• [Task instructions]
Reproduce exactly only the lines from the line that holds "Write the Apache ECharts code for this chart." to the line that holds "const yTicks = [0, 20, 40, 60]", inclusive, in the listing below, and please leave out every picture.
========
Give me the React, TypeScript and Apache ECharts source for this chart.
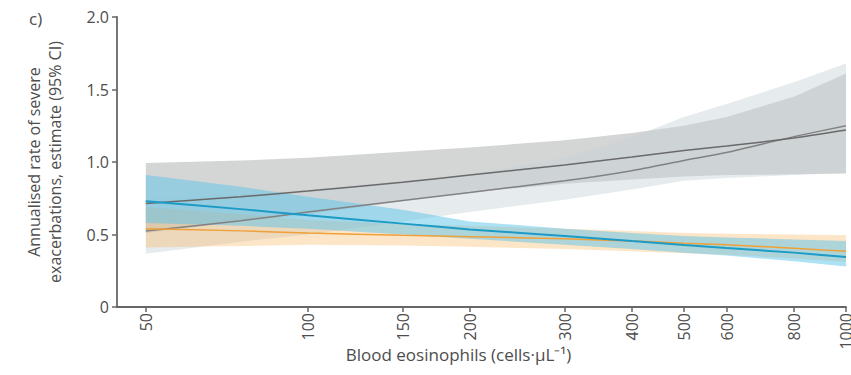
import React, { useEffect, useRef } from "react";
import * as echarts from "echarts";

// Blood eosinophils (cells/µL) at which values were read
const eos = [50, 75, 100, 150, 200, 300, 400, 500, 600, 800, 1000];
const xTicks = [50, 100, 150, 200, 300, 400, 500, 600, 800, 1000];
const yTicks = [0, 0.5, 1.0, 1.5, 2.0];

// Dark grey model
const greyAEst = [0.713, 0.76, 0.8, 0.86, 0.91, 0.98, 1.035, 1.08, 1.11, 1.165, 1.22];
const greyALo = [0.51, 0.59, 0.64, 0.73, 0.79, 0.85, 0.88, 0.9, 0.91, 0.915, 0.92];
const greyAUp = [0.993, 1.01, 1.03, 1.07, 1.1, 1.15, 1.2, 1.25, 1.31, 1.45, 1.61];
// Light grey model
const greyBEst = [0.524, 0.595, 0.655, 0.735, 0.79, 0.87, 0.94, 1.01, 1.065, 1.175, 1.25];
const greyBLo = [0.368, 0.45, 0.5, 0.59, 0.655, 0.74, 0.81, 0.87, 0.89, 0.91, 0.925];
const greyBUp = [0.745, 0.78, 0.81, 0.87, 0.91, 1.03, 1.17, 1.31, 1.4, 1.55, 1.68];
// Blue model
const blueEst = [0.73, 0.675, 0.632, 0.575, 0.535, 0.49, 0.455, 0.428, 0.407, 0.375, 0.345];
const blueLo = [0.58, 0.56, 0.54, 0.5, 0.47, 0.43, 0.4, 0.375, 0.355, 0.315, 0.28];
const blueUp = [0.91, 0.83, 0.76, 0.67, 0.59, 0.54, 0.51, 0.49, 0.48, 0.465, 0.455];
// Orange model
const orangeEst = [0.54, 0.525, 0.51, 0.495, 0.485, 0.47, 0.455, 0.44, 0.43, 0.405, 0.385];
const orangeLo = [0.41, 0.42, 0.43, 0.425, 0.415, 0.4, 0.385, 0.37, 0.36, 0.335, 0.31];
const orangeUp = [0.69, 0.64, 0.6, 0.57, 0.56, 0.54, 0.525, 0.51, 0.505, 0.5, 0.495];

const FONT = "Open Sans";
const TEXT = "#4d4d4d";

function pairs(vals: number[]) {
  return eos.map((x, i) => [x, vals[i]]);
}

function band(id: string, lo: number[], up: number[], color: string, opacity: number) {
  return {
    type: "custom",
    name: id,
    coordinateSystem: "cartesian2d",
    silent: true,
    data: pairs(lo),
    encode: { x: 0, y: 1 },
    renderItem: (params: any, api: any) => {
      if (params.dataIndex !== 0) return null;
      const top = eos.map((x, i) => api.coord([x, up[i]]));
      const bottom = eos.map((x, i) => api.coord([x, lo[i]])).reverse();
      return {
        type: "polygon",
        shape: { points: top.concat(bottom) },
        style: { fill: color, opacity },
      };
    },
  };
}

function line(id: string, vals: number[], color: string, width: number) {
  return {
    type: "line",
    name: id,
    data: pairs(vals),
    symbol: "none",
    smooth: 0.2,
    lineStyle: { color, width },
    silent: true,
    z: 5,
  };
}

export default function App() {
  const ref = useRef<HTMLDivElement>(null);
  useEffect(() => {
    if (!ref.current) return;
    const chart = echarts.init(ref.current, undefined, { renderer: "svg" });
    chart.setOption({
      animation: false,
      backgroundColor: "#ffffff",
      title: {
        text: "c)",
        left: 24,
        top: 5,
        textStyle: { fontFamily: FONT, fontSize: 17, fontWeight: "normal", color: TEXT },
      },
      grid: { left: 117, right: 5, top: 17, bottom: 68, outerBoundsMode: "none", containLabel: false },
      xAxis: {
        type: "log",
        logBase: 10,
        min: 44.2,
        max: 1000,
        name: "Blood eosinophils (cells·µL\u207B\u00B9)",
        nameLocation: "middle",
        nameGap: 39,
        nameMoveOverlap: false,
        nameTextStyle: {
          fontFamily: FONT,
          fontSize: 17,
          color: TEXT,
          verticalAlign: "top",
          padding: [0, 46, 0, 0],
        },
        axisLine: { show: true, lineStyle: { color: "#666", width: 1.8 } },
        axisTick: { show: true, length: 5, lineStyle: { color: "#666", width: 1.5 }, customValues: xTicks },
        axisLabel: {
          rotate: 90,
          fontFamily: FONT,
          fontSize: 16,
          color: TEXT,
          margin: 6,
          customValues: xTicks,
          formatter: (v: number) => String(Math.round(v)),
        },
        splitLine: { show: false },
        minorTick: { show: false },
      },
      yAxis: {
        type: "value",
        min: 0,
        max: 2,
        interval: 0.5,
        name: "Annualised rate of severe\nexacerbations, estimate (95% CI)",
        nameLocation: "middle",
        nameGap: 52,
        nameMoveOverlap: false,
        nameTextStyle: { fontFamily: FONT, fontSize: 16, lineHeight: 21, color: TEXT },
        axisLine: { show: true, lineStyle: { color: "#666", width: 1.8 } },
        axisTick: { show: true, length: 5, lineStyle: { color: "#666", width: 1.5 } },
        axisLabel: {
          fontFamily: FONT,
          fontSize: 16,
          color: TEXT,
          margin: 8,
          formatter: (v: number) => (v === 0 ? "0" : yTicks.includes(v) ? v.toFixed(1) : ""),
        },
        splitLine: { show: false },
      },
      series: [
        band("gA", greyALo, greyAUp, "#b0b2b3", 0.55),
        band("gB", greyBLo, greyBUp, "#c8d2d6", 0.45),
        band("or", orangeLo, orangeUp, "#f8b460", 0.35),
        band("bl", blueLo, blueUp, "#5cc3ea", 0.5),
        line("greyB", greyBEst, "#828282", 1.5),
        line("greyA", greyAEst, "#6a6a6a", 1.5),
        line("orange", orangeEst, "#eea13a", 1.5),
        line("blue", blueEst, "#1b9bc6", 2),
      ],
    });
    return () => chart.dispose();
  }, []);
  return (
    <div
      ref={ref}
      style={{ position: "absolute", left: 0, top: 0, width: 851, height: 375 }}
    />
  );
}
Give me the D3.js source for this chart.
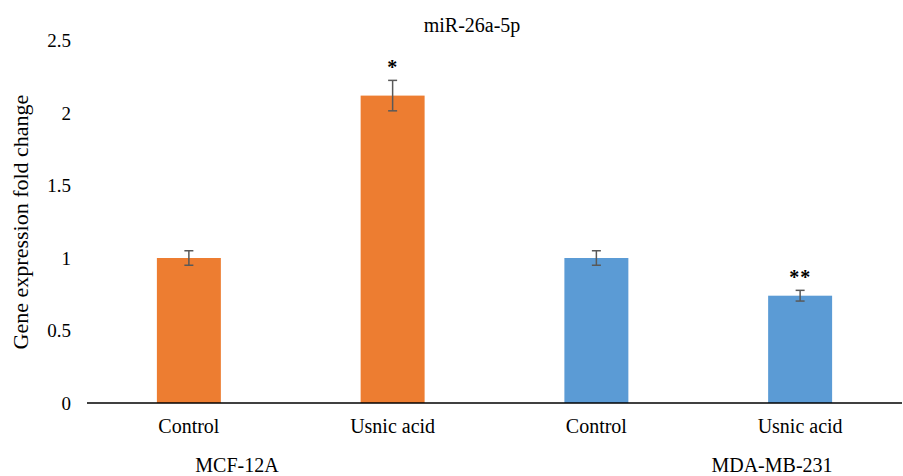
<!DOCTYPE html>
<html>
<head>
<meta charset="utf-8">
<script src="https://cdn.jsdelivr.net/npm/d3@7/dist/d3.min.js"></script>
<style>
  body { margin: 0; background: #fff; }
  svg { display: block; font-family: "Liberation Serif", "Times New Roman", serif; }
</style>
</head>
<body>
<svg id="chart" width="903" height="476"></svg>
<script>
const categories = ["Control", "Usnic acid", "Control", "Usnic acid"];
const groups = ["MCF-12A", "MCF-12A", "MDA-MB-231", "MDA-MB-231"];
const values = [1.0, 2.12, 1.0, 0.74];
const errors = [0.05, 0.105, 0.05, 0.037];
const significance = ["", "*", "", "**"];
const groupLabels = ["MCF-12A", "MDA-MB-231"];
const yTicks = [0, 0.5, 1, 1.5, 2, 2.5];
const title = "miR-26a-5p";
const yTitle = "Gene expression fold change";

const colors = { "MCF-12A": "#ED7D31", "MDA-MB-231": "#5B9BD5" };

const svg = d3.select("#chart");
const x = d3.scaleBand().domain(d3.range(categories.length)).range([87, 902]).paddingInner(0.686).paddingOuter(0.343);
const y = d3.scaleLinear().domain([0, 2.5]).range([403, 40.5]);

// bars
svg.selectAll("rect.bar").data(values).join("rect")
  .attr("x", (d, i) => x(i)).attr("width", x.bandwidth())
  .attr("y", d => y(d)).attr("height", d => y(0) - y(d))
  .attr("fill", (d, i) => colors[groups[i]]);

// error bars
const eg = svg.append("g").attr("stroke", "#595959").attr("stroke-width", 1.5);
values.forEach((v, i) => {
  const cx = x(i) + x.bandwidth() / 2;
  eg.append("line").attr("x1", cx).attr("x2", cx).attr("y1", y(v + errors[i])).attr("y2", y(v - errors[i]));
  eg.append("line").attr("x1", cx - 4.5).attr("x2", cx + 4.5).attr("y1", y(v + errors[i])).attr("y2", y(v + errors[i]));
  eg.append("line").attr("x1", cx - 4.5).attr("x2", cx + 4.5).attr("y1", y(v - errors[i])).attr("y2", y(v - errors[i]));
});

// significance
svg.selectAll("text.sig").data(significance).join("text")
  .attr("x", (d, i) => x(i) + x.bandwidth() / 2)
  .attr("y", (d, i) => y(values[i] + errors[i]) - 6)
  .attr("text-anchor", "middle").attr("font-size", 20).attr("font-weight", "bold")
  .attr("letter-spacing", 1)
  .text(d => d);

// baseline
svg.append("line").attr("x1", 87).attr("x2", 902).attr("y1", y(0)).attr("y2", y(0))
  .attr("stroke", "#000").attr("stroke-width", 1.5);

// y axis tick labels
const yAxis = d3.axisLeft(y).tickValues(yTicks).tickSize(0).tickPadding(0).tickFormat(d3.format("~g"));
const ya = svg.append("g").attr("transform", "translate(71,0)").call(yAxis);
ya.select(".domain").remove();
ya.selectAll("text").attr("font-size", 19).attr("font-family", "Liberation Serif").attr("fill", "#000");

// category labels
svg.selectAll("text.cat").data(categories).join("text")
  .attr("x", (d, i) => x(i) + x.bandwidth() / 2).attr("y", 433)
  .attr("text-anchor", "middle").attr("font-size", 20).text(d => d);

// group labels
const groupX = [237, 772];
svg.selectAll("text.grp").data(groupLabels).join("text")
  .attr("x", (d, i) => groupX[i]).attr("y", 472)
  .attr("text-anchor", "middle").attr("font-size", 20).text(d => d);

// title
svg.append("text").attr("x", 472).attr("y", 32).attr("text-anchor", "middle")
  .attr("font-size", 20).text(title);

// y title
svg.append("text").attr("transform", "translate(28,222) rotate(-90)")
  .attr("text-anchor", "middle").attr("font-size", 22).text(yTitle);
</script>
</body>
</html>
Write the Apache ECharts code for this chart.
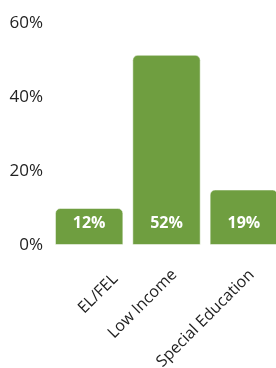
<!DOCTYPE html>
<html>
<head>
<meta charset="utf-8">
<script src="https://cdn.jsdelivr.net/npm/echarts@6/dist/echarts.min.js"></script>
<style>
  html, body { margin: 0; padding: 0; background: #fff; }
  #chart { width: 276px; height: 368px; }
</style>
</head>
<body>
<div id="chart"></div>
<script>
// 分类柱状图
const categories = ['EL/FEL', 'Low Income', 'Special Education']
// bar heights as drawn in the picture
const values = [10, 51.4, 15]
// label text shown on the bars
const valueLabels = ['12%', '52%', '19%']
const yTicks = [0, 20, 40, 60]

const myChart = echarts.init(document.getElementById('chart'))
const option = {
  animation: false,
  grid: {
    left: 50.5,
    right: -6.5,
    top: 23,
    bottom: 123,
    outerBoundsMode: 'none',
  },
  xAxis: {
    type: 'category',
    data: categories,
    axisLine: { show: false },
    axisTick: { show: false },
    axisLabel: {
      rotate: 45,
      margin: 35,
      padding: [0, -11, 0, 0],
      fontFamily: 'Open Sans',
      fontSize: 16,
      color: '#222',
      // EL/FEL sits further right in the original
      formatter: (v, i) => (i === 0 ? '{shift|' + v + '}' : v),
      rich: {
        shift: {
          padding: [32, -10, 0, 0],
          fontFamily: 'Open Sans',
          fontSize: 16,
          color: '#222',
        },
      },
    },
  },
  yAxis: {
    type: 'value',
    min: yTicks[0],
    max: yTicks[yTicks.length - 1],
    interval: 20,
    splitLine: { show: false },
    axisLabel: {
      margin: 7.5,
      padding: [0, 0, 6, 0],
      fontFamily: 'Open Sans',
      fontSize: 17,
      color: '#222',
      formatter: (v) => v + '%',
    },
  },
  series: [
    {
      type: 'bar',
      data: values,
      barCategoryGap: '11.6%',
      itemStyle: {
        color: '#6f9e40',
        borderColor: 'rgba(255,255,255,0.5)',
        borderWidth: 1,
        borderRadius: [5, 5, 0, 0],
      },
      label: {
        show: true,
        position: 'insideBottom',
        distance: 13.5,
        fontFamily: 'Open Sans',
        fontSize: 16,
        fontWeight: 'bold',
        color: '#fff',
        formatter: (p) => valueLabels[p.dataIndex],
      },
    },
  ],
}
option && myChart.setOption(option)
</script>
</body>
</html>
========
• [Correct answer]
Write the Apache ECharts code for this chart.
<!DOCTYPE html>
<html>
<head>
<meta charset="utf-8">
<script src="https://cdn.jsdelivr.net/npm/echarts@6/dist/echarts.min.js"></script>
<style>
  html, body { margin: 0; padding: 0; background: #fff; }
  #chart { width: 276px; height: 368px; }
</style>
</head>
<body>
<div id="chart"></div>
<script>
// 分类柱状图
const categories = ['EL/FEL', 'Low Income', 'Special Education']
// bar heights as drawn in the picture
const values = [10, 51.4, 15]
// label text shown on the bars
const valueLabels = ['12%', '52%', '19%']
const yTicks = [0, 20, 40, 60]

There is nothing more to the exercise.